好勝的人並不一定要很自我。以前我會比現在更自我。
《潛望》:聽說你對時間異常精確,為什麼今天願意超時?
李開復:因為下面沒有會,而且你寫的兩篇文章都寫得非常好。
《潛望》:如果推薦幾本書,基於所有讀過的書,會推薦那幾本?
李開復:《時間簡史》,by Stephen Hawking;《列奧納多·達·芬奇》,by Walter Isaacson;《活出生命的意義》,by Viktor Frankl。
《潛望》:還想談談你的技術觀。美國有一派對人工智慧抱持技術樂觀主義,a16z之前發佈“技術樂觀主義宣言”,稱“唯一永恆的增長源泉只有技術”。但以Geoffrey Hinton為代表的這些人多次表達擔憂。你屬於那一派?
李開復:任何一個負責任、懂技術的人都應該,同時極端的樂觀,也極端的擔憂,這兩者是並存的。我屬於八成樂觀,兩成擔憂。
《潛望》:如果往擔憂的方向發展,應該怎麼避免?
李開復:有些是人帶來的挑戰,有些是AI帶來的挑戰。
AI帶來的挑戰,需要技術提供guardrail(護欄)。新技術都會帶來危險。當電拉到家裡,可以把人電擊死,但發明了電閘;當PC跟網際網路第一次連接,帶來了病毒,但發明了防病毒軟體——解決技術帶來的挑戰,還是靠技術。
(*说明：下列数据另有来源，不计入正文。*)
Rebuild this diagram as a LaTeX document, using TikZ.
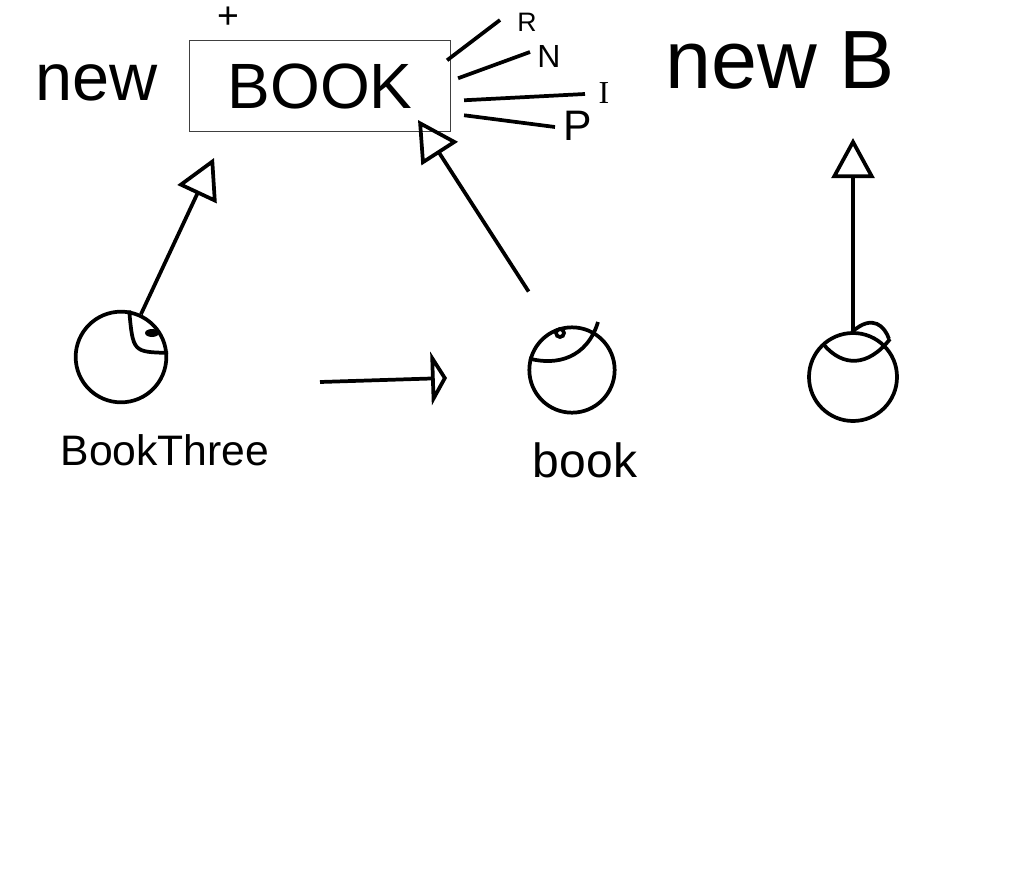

我們應該鼓勵更多年輕AI科學家、工程師發揮各自的專長,不要每個都跳進來說我要做大模型,我要做應用,我要創業,我要加入大廠。應該有一部分人說,我是不是能加入一個安全公司或者設計一個保護隱私的公司?
我覺得應該呼籲。
《潛望》:最近,Geoffrey Hinton獲得2024年諾貝爾物理學獎,Hinton此前是你在卡耐基梅隆的老師,你和他也有過合作,在你眼中他是一個什麼樣的人?
李開復:他在我做論文那段時間,理論結果非常驚人,Boltzmann Machine(玻爾茲曼機)是那時做出來的。當時Yann LeCun在貝爾實驗室,Geoffrey Hinton在CMU,兩人都不太得意。那之後也看到他跟Yann LeCun paper不斷被拒,他們還是堅持。
Hinton是一個特立獨行,特別執著,有自己的理想,不從眾,非常深度思考,講話很有英國式幽默的一個人。他不在乎別人想什麼,有話直說。
《潛望》:最後,如果要面對一個可能會崛起的美國AGI霸權,你有什麼想對中國同仁說的嗎?——現在國內競爭烈度很高。
李開復:今天“六小虎”走的方向都不一樣,彼此不太競爭——有些做國內2B,有些做海外2C,有些做娛樂,有些做Chatbot。每家都希望彼此勉勵,發展得好。
現在已經非常明確:走OpenAI路徑是很大挑戰。
AGI超大模型我們高機率不會是第一個燒出來的。但是,打法不只一套,我們可以各自殺出一條血路。
對美國比較強的發明探索學習,但我們的商業模式跟強項一定是獨特的。App時代的到來是中國的福音,中國對App方法論的理解、洞悉和能做這件事的人數是超過美國的。
同時,通過“模型+AI infra+應用”多維努力,我們希望能將生成式AI當前的“三角形”生態轉正,由半導體行業分得的利潤回歸應用層,讓整個行業生態回歸到健康的良性循環。
長期來看,這必然會發生,但它需要時間。從這個角度看,中國團隊有龐大的市場、豐富的應用場景以及強大的執行力。這些因素結合在一起,為我們提供了一個獨特機遇,在AI-first新時代佔據領先地位。